When Chief Justice John Roberts emerged from behind the red curtain and took his seat at the center of the Supreme Court bench last Thursday, he did not look like his usual self. The brisk confidence of the Midwestern burgher was absent, replaced by a more sombre mien. His eyes were red-rimmed and downcast, his voice nearly a mumble. The announcement of the Court’s decision in National Federation of Independent Business v. Sebelius was clearly an unhappy duty for him. It’s easy to see why. By affirming the constitutionality of the Affordable Care Act—the legislative cornerstone of Barack Obama’s Presidency—Roberts was disappointing those closest to him. Roberts was a professional Republican: a staffer in the Reagan and Bush I Administrations, a judge and a Justice thanks to Bush II. And here, alone and exposed, Roberts joined with the Court’s four liberals to dash the Republican Party’s most fervent wishes.
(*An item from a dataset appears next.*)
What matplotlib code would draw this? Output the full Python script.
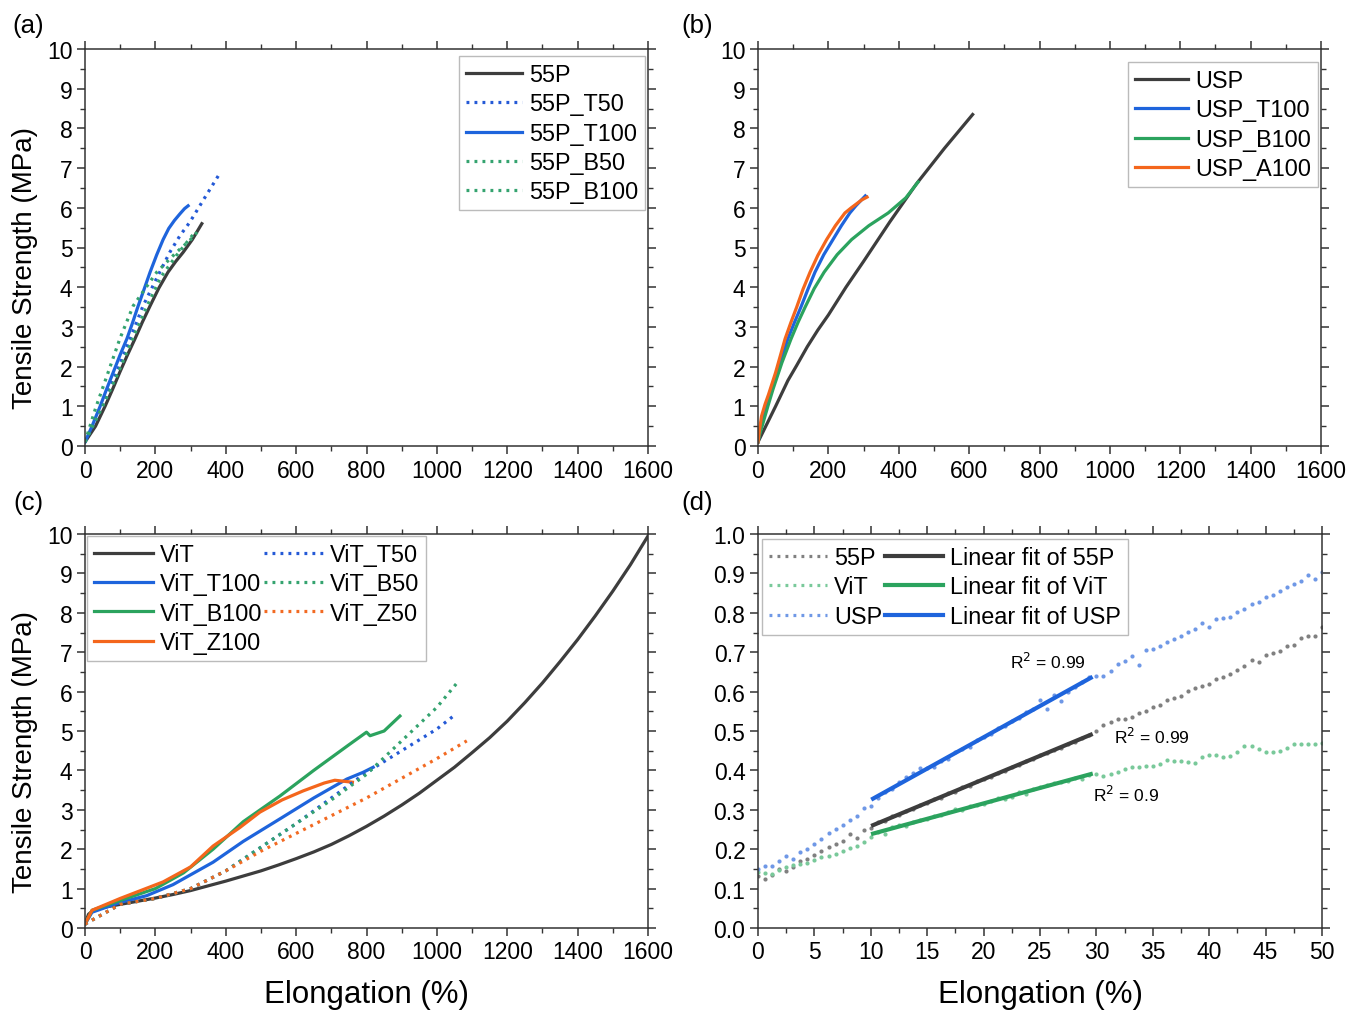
import numpy as np
import matplotlib
matplotlib.use("Agg")
import matplotlib.pyplot as plt
from matplotlib.lines import Line2D
from matplotlib.ticker import MultipleLocator, FormatStrFormatter

plt.rcParams['font.family'] = ['Liberation Sans', 'DejaVu Sans']

# ---------------- colours ----------------
C_BLACK = "#3d3d3d"
C_BLUE = "#1e64dc"
C_GREEN = "#2ba35e"
C_ORANGE = "#f4661c"
C_BLUE_DOT = "#2459d6"
C_GREEN_DOT = "#34a36f"
C_ORANGE_DOT = "#f26a22"

# ---------------- (a) 55P series ----------------
p55_x = [0, 30, 57, 78, 99, 120, 142, 163, 185, 210, 236, 258, 279, 305, 332]
p55_y = [0.1, 0.5, 1.0, 1.42, 1.86, 2.28, 2.7, 3.12, 3.53, 3.98, 4.38, 4.65,
         4.88, 5.2, 5.6]
p55_t50_x = [0, 45, 90, 128, 165, 205, 241, 270, 298, 340, 384]
p55_t50_y = [0.1, 0.95, 1.86, 2.7, 3.53, 4.25, 4.88, 5.3, 5.64, 6.25, 6.88]
p55_t100_x = [0, 20, 43, 60, 80, 100, 119, 135, 150, 168, 185, 204, 222,
              238, 254, 270, 283, 293]
p55_t100_y = [0.1, 0.5, 1.0, 1.4, 1.85, 2.3, 2.7, 3.1, 3.5, 3.95, 4.38, 4.82,
              5.2, 5.48, 5.68, 5.85, 5.98, 6.05]
p55_b50_x = [0, 50, 95, 135, 175, 215, 260, 300, 315]
p55_b50_y = [0.1, 1.0, 1.86, 2.7, 3.5, 4.25, 4.8, 5.25, 5.4]
p55_b100_x = [0, 30, 66, 99, 137, 170, 204, 260, 300, 327]
p55_b100_y = [0.1, 0.95, 1.86, 2.7, 3.53, 3.95, 4.38, 4.88, 5.2, 5.47]

# ---------------- (b) USP series ----------------
usp_x = [0, 25, 50, 85, 110, 140, 170, 200, 250, 300, 375, 450, 530, 610]
usp_y = [0.1, 0.55, 1.0, 1.65, 2.03, 2.5, 2.92, 3.3, 4.0, 4.65, 5.65, 6.6,
         7.5, 8.35]
usp_t100_x = [0, 5, 10, 20, 35, 60, 85, 103, 122, 142, 162, 187, 213, 237,
              261, 278, 292, 305]
usp_t100_y = [0.1, 0.35, 0.6, 0.9, 1.3, 2.0, 2.7, 3.1, 3.5, 3.95, 4.38, 4.82,
              5.2, 5.55, 5.87, 6.05, 6.18, 6.3]
usp_b100_x = [0, 5, 15, 28, 43, 68, 94, 114, 134, 160, 188, 225, 266, 315,
              370, 420, 455]
usp_b100_y = [0.1, 0.3, 0.6, 1.0, 1.44, 2.1, 2.7, 3.12, 3.5, 3.97, 4.38, 4.82,
              5.2, 5.55, 5.87, 6.25, 6.65]
usp_a100_x = [0, 5, 10, 20, 30, 50, 77, 93, 110, 128, 148, 170, 195, 220,
              247, 265, 280, 295, 310]
usp_a100_y = [0.1, 0.45, 0.75, 1.05, 1.3, 1.85, 2.7, 3.1, 3.5, 3.95, 4.38,
              4.8, 5.2, 5.55, 5.87, 6.0, 6.1, 6.2, 6.27]

# ---------------- (c) ViT series ----------------
vit_x = [0, 10, 25, 50, 100, 150, 200, 250, 300, 350, 400, 450, 500, 550,
         600, 650, 700, 750, 800, 850, 900, 950, 1000, 1050, 1100, 1150,
         1200, 1250, 1300, 1350, 1400, 1450, 1500, 1550, 1600]
vit_y = [0.1, 0.35, 0.45, 0.52, 0.6, 0.68, 0.76, 0.85, 0.95, 1.07, 1.19,
         1.32, 1.45, 1.6, 1.76, 1.93, 2.12, 2.34, 2.58, 2.84, 3.12, 3.42,
         3.75, 4.08, 4.45, 4.83, 5.25, 5.72, 6.22, 6.76, 7.32, 7.92, 8.55,
         9.22, 9.95]
vit_t100_x = [0, 20, 100, 175, 250, 364, 450, 554, 650, 744, 790, 819]
vit_t100_y = [0.1, 0.4, 0.65, 0.82, 1.1, 1.67, 2.2, 2.77, 3.3, 3.78, 3.95, 4.08]
vit_b100_x = [0, 20, 100, 200, 280, 364, 450, 554, 650, 750, 800, 810,
              850, 895]
vit_b100_y = [0.1, 0.45, 0.7, 1.0, 1.4, 2.0, 2.7, 3.35, 4.0, 4.65, 4.97,
              4.88, 5.0, 5.38]
vit_z100_x = [0, 20, 100, 222, 300, 364, 440, 497, 560, 620, 680, 710, 760]
vit_z100_y = [0.1, 0.45, 0.75, 1.17, 1.55, 2.08, 2.55, 2.94, 3.25, 3.48,
              3.68, 3.75, 3.7]
vit_t50_x = [0, 100, 200, 300, 400, 500, 600, 700, 800, 900, 1000, 1050]
vit_t50_y = [0.1, 0.6, 0.75, 1.0, 1.45, 2.05, 2.65, 3.3, 3.95, 4.5, 5.05, 5.4]
vit_b50_x = [0, 100, 200, 300, 400, 500, 600, 700, 800, 900, 1000, 1060]
vit_b50_y = [0.1, 0.6, 0.75, 1.0, 1.45, 2.05, 2.65, 3.25, 3.9, 4.75, 5.6, 6.25]
vit_z50_x = [0, 100, 200, 300, 400, 500, 600, 700, 800, 900, 1000, 1085]
vit_z50_y = [0.1, 0.6, 0.75, 1.0, 1.45, 1.95, 2.4, 2.85, 3.3, 3.8, 4.3, 4.75]

# ---------------- (d) low-strain region ----------------
d_x = [0.625 * i for i in range(81)]
d_usp = [0.150, 0.158, 0.157, 0.170, 0.182, 0.176, 0.193, 0.200,
         0.212, 0.226, 0.240, 0.252, 0.262, 0.274, 0.285, 0.305,
         0.309, 0.330, 0.346, 0.352, 0.371, 0.382, 0.394, 0.405,
         0.405, 0.408, 0.425, 0.430, 0.447, 0.455, 0.460, 0.476,
         0.486, 0.492, 0.507, 0.512, 0.526, 0.533, 0.548, 0.556,
         0.578, 0.557, 0.592, 0.575, 0.600, 0.612, 0.625, 0.636,
         0.640, 0.640, 0.652, 0.670, 0.677, 0.690, 0.668, 0.706,
         0.708, 0.716, 0.725, 0.733, 0.740, 0.752, 0.758, 0.775,
         0.765, 0.785, 0.788, 0.790, 0.802, 0.810, 0.822, 0.828,
         0.840, 0.845, 0.855, 0.866, 0.872, 0.880, 0.895, 0.887,
         0.903]
d_55p = [0.133, 0.124, 0.135, 0.150, 0.145, 0.156, 0.170, 0.176,
         0.185, 0.195, 0.205, 0.212, 0.220, 0.238, 0.228, 0.248,
         0.255, 0.268, 0.272, 0.284, 0.287, 0.297, 0.302, 0.313,
         0.317, 0.327, 0.331, 0.342, 0.346, 0.357, 0.361, 0.372,
         0.378, 0.384, 0.394, 0.398, 0.409, 0.413, 0.423, 0.428,
         0.438, 0.445, 0.452, 0.458, 0.468, 0.473, 0.482, 0.489,
         0.500, 0.515, 0.522, 0.530, 0.530, 0.536, 0.546, 0.552,
         0.562, 0.566, 0.578, 0.584, 0.590, 0.602, 0.610, 0.615,
         0.619, 0.632, 0.636, 0.645, 0.656, 0.664, 0.680, 0.675,
         0.693, 0.697, 0.704, 0.715, 0.719, 0.735, 0.742, 0.742,
         0.763]
d_vit = [0.141, 0.140, 0.138, 0.148, 0.155, 0.160, 0.163, 0.166,
         0.172, 0.179, 0.182, 0.188, 0.195, 0.202, 0.208, 0.218,
         0.232, 0.244, 0.238, 0.256, 0.262, 0.258, 0.268, 0.275,
         0.276, 0.284, 0.287, 0.295, 0.303, 0.300, 0.310, 0.311,
         0.315, 0.322, 0.330, 0.328, 0.333, 0.346, 0.340, 0.353,
         0.357, 0.363, 0.367, 0.370, 0.373, 0.381, 0.377, 0.388,
         0.392, 0.386, 0.391, 0.396, 0.404, 0.408, 0.408, 0.410,
         0.410, 0.416, 0.427, 0.425, 0.424, 0.422, 0.420, 0.433,
         0.440, 0.440, 0.433, 0.437, 0.447, 0.461, 0.461, 0.455,
         0.446, 0.446, 0.450, 0.458, 0.467, 0.467, 0.467, 0.467,
         0.470]
fit_range = (10.2, 29.5)
r2_labels = ["R$^2$ = 0.99", "R$^2$ = 0.99", "R$^2$ = 0.9"]

# ---------------- figure ----------------
W, H = 1349, 1012
fig = plt.figure(figsize=(W / 100, H / 100), dpi=100)


def frac(left, top, right, bottom):
    return [left / W, 1 - bottom / H, (right - left) / W, (bottom - top) / H]


ax_a = fig.add_axes(frac(85, 50, 648, 447))
ax_b = fig.add_axes(frac(758, 50, 1321, 447))
ax_c = fig.add_axes(frac(85, 535, 648, 929))
ax_d = fig.add_axes(frac(758, 535, 1322, 929))

LW = 2.3
DOT = (0, (0.9, 1.6))
TICK_FS = 16.5
LEG_FS = 16.8


def style(ax, xmax, xmaj, xmin, ymax, ymaj, ymin):
    ax.set_xlim(0, xmax)
    ax.set_ylim(0, ymax)
    ax.xaxis.set_major_locator(MultipleLocator(xmaj))
    ax.xaxis.set_minor_locator(MultipleLocator(xmin))
    ax.yaxis.set_major_locator(MultipleLocator(ymaj))
    ax.yaxis.set_minor_locator(MultipleLocator(ymin))
    for s in ax.spines.values():
        s.set_color("#333333")
        s.set_linewidth(1.1)
    ax.tick_params(which="both", direction="out", top=True, right=True,
                   color="#333333", labelsize=TICK_FS, pad=3)
    ax.tick_params(which="major", length=6, width=1.1)
    ax.tick_params(which="minor", length=3.5, width=1.0)


for ax in (ax_a, ax_b, ax_c):
    style(ax, 1600, 200, 100, 10, 1, 0.5)
style(ax_d, 50, 5, 2.5, 1.0, 0.1, 0.05)
ax_d.yaxis.set_major_formatter(FormatStrFormatter("%.1f"))

# (a)
ax_a.plot(p55_x, p55_y, color=C_BLACK, lw=LW, label="55P")
ax_a.plot(p55_t50_x, p55_t50_y, color=C_BLUE_DOT, lw=LW, ls=DOT, label="55P_T50")
ax_a.plot(p55_t100_x, p55_t100_y, color=C_BLUE, lw=LW, label="55P_T100")
ax_a.plot(p55_b50_x, p55_b50_y, color=C_GREEN_DOT, lw=LW, ls=DOT, label="55P_B50")
ax_a.plot(p55_b100_x, p55_b100_y, color=C_GREEN_DOT, lw=LW, ls=DOT, label="55P_B100")

# (b)
ax_b.plot(usp_x, usp_y, color=C_BLACK, lw=LW, label="USP")
ax_b.plot(usp_t100_x, usp_t100_y, color=C_BLUE, lw=LW, label="USP_T100")
ax_b.plot(usp_b100_x, usp_b100_y, color=C_GREEN, lw=LW, label="USP_B100")
ax_b.plot(usp_a100_x, usp_a100_y, color=C_ORANGE, lw=LW, label="USP_A100")

# (c)
ax_c.plot(vit_x, vit_y, color=C_BLACK, lw=LW, label="ViT")
ax_c.plot(vit_t100_x, vit_t100_y, color=C_BLUE, lw=LW, label="ViT_T100")
ax_c.plot(vit_b100_x, vit_b100_y, color=C_GREEN, lw=LW, label="ViT_B100")
ax_c.plot(vit_z100_x, vit_z100_y, color=C_ORANGE, lw=LW, label="ViT_Z100")
ax_c.plot(vit_t50_x, vit_t50_y, color=C_BLUE_DOT, lw=LW, ls=DOT, label="ViT_T50")
ax_c.plot(vit_b50_x, vit_b50_y, color=C_GREEN_DOT, lw=LW, ls=DOT, label="ViT_B50")
ax_c.plot(vit_z50_x, vit_z50_y, color=C_ORANGE_DOT, lw=LW, ls=DOT, label="ViT_Z50")

# (d) measured points and linear fits over the 10-30 % window
dot_cols = {"55P": "#808080", "ViT": "#79c99a", "USP": "#6f98e6"}
fit_cols = {"55P": C_BLACK, "ViT": C_GREEN, "USP": C_BLUE}
series_d = {"55P": d_55p, "ViT": d_vit, "USP": d_usp}
dx = np.array(d_x)
for name, ys in series_d.items():
    ax_d.plot(dx, ys, ls="none", marker="o", ms=3.0, mew=0,
              color=dot_cols[name], zorder=2)
for name, ys in series_d.items():
    ya = np.array(ys)
    m = (dx >= 10) & (dx <= 29.5)
    k, b = np.polyfit(dx[m], ya[m], 1)
    xf = np.array(fit_range)
    ax_d.plot(xf, k * xf + b, color=fit_cols[name], lw=3, zorder=3)

ax_d.text(25.7, 0.678, r2_labels[0], fontsize=12.5, ha="center", va="center")
ax_d.text(34.9, 0.487, r2_labels[1], fontsize=12.5, ha="center", va="center")
ax_d.text(32.6, 0.34, r2_labels[2], fontsize=12.5, ha="center", va="center")

# legends
leg_kw = dict(frameon=True, fancybox=False, framealpha=1, edgecolor="#bbbbbb",
              borderpad=0.3, labelspacing=0.27, handletextpad=0.3,
              borderaxespad=0, fontsize=LEG_FS)
ax_a.legend(loc="upper right", bbox_to_anchor=(0.995, 0.982),
            handlelength=2.4, **leg_kw)
ax_b.legend(loc="upper right", bbox_to_anchor=(0.995, 0.967),
            handlelength=2.3, **leg_kw)
ax_c.legend(loc="upper left", bbox_to_anchor=(0.004, 0.995),
            handlelength=2.5, ncol=2, columnspacing=0.1, **leg_kw)

d_handles = [Line2D([], [], color=dot_cols[n], lw=2.3, ls=DOT) for n in series_d] + \
            [Line2D([], [], color=fit_cols[n], lw=3) for n in series_d]
d_labels = list(series_d) + ["Linear fit of " + n for n in series_d]
ax_d.legend(d_handles, d_labels, loc="upper left", bbox_to_anchor=(0.007, 0.987),
            handlelength=2.5, ncol=2, columnspacing=0.1, **leg_kw)

# axis titles
for ax in (ax_a, ax_c):
    ax.set_ylabel("Tensile Strength (MPa)", fontsize=20, labelpad=5)
    ax.yaxis.set_label_coords(-0.083, 0.45)
for ax in (ax_c, ax_d):
    ax.set_xlabel("Elongation (%)", fontsize=22.5, labelpad=11)

# panel letters
for lbl, (px, py) in zip(["(a)", "(b)", "(c)", "(d)"],
                         [(28, 26), (697, 26), (28, 503), (697, 503)]):
    fig.text(px / W, 1 - py / H, lbl, fontsize=18.5, ha="center", va="center")

fig.savefig("out.png", dpi=100)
It was a singular act of courage.
One hopes, then, that it is not too churlish to point out that this should have been an easy case. The core dispute before the Court involved the portion of the A.C.A. which requires all Americans, eventually, to have health insurance. Failure to comply with the so-called individual mandate subjects scofflaws to a modest fee, to be paid when they file their tax returns. The basic idea for the mandate had bounced around policy circles for years, usually with Republican sponsors. As governor of Massachusetts, Mitt Romney implemented an individual-mandate system; as President, Obama based his proposal, more or less, on Romney’s. For two decades—from the mandate’s début in a policy proposal released by the right-wing Heritage Foundation to shortly before Congress voted on the A.C.A.—no one suggested that there was any constitutional problem with the idea. This is because there isn’t one. ...Jeffrey Toobin, New Yorker
Bottom line: The minority justices' individual decisions were either based on the Constitution (which is what decisions are supposed to be) or they were personal and political. Since they weren't -- clearly -- about Constitutional law, they were the latter. In the majority, Roberts managed to save the legislation but lose the respect of those who saw him do an amateurish, embarrassing pole dance around the Commerce Clause, deliberately leaving it open to further depradation. "If Roberts has succeeded in limiting the scope of federal power, the health-care decision may look very different from how it looks today," as Toobin points out.
And that's what makes it impossible to regard Roberts' presumed effort to restore the Court's bona fides as anything but useless. It leaves us with a discredited Court (we've learned to live with that since 2000) and a chief justice who is, one way or another, a disappointment to all.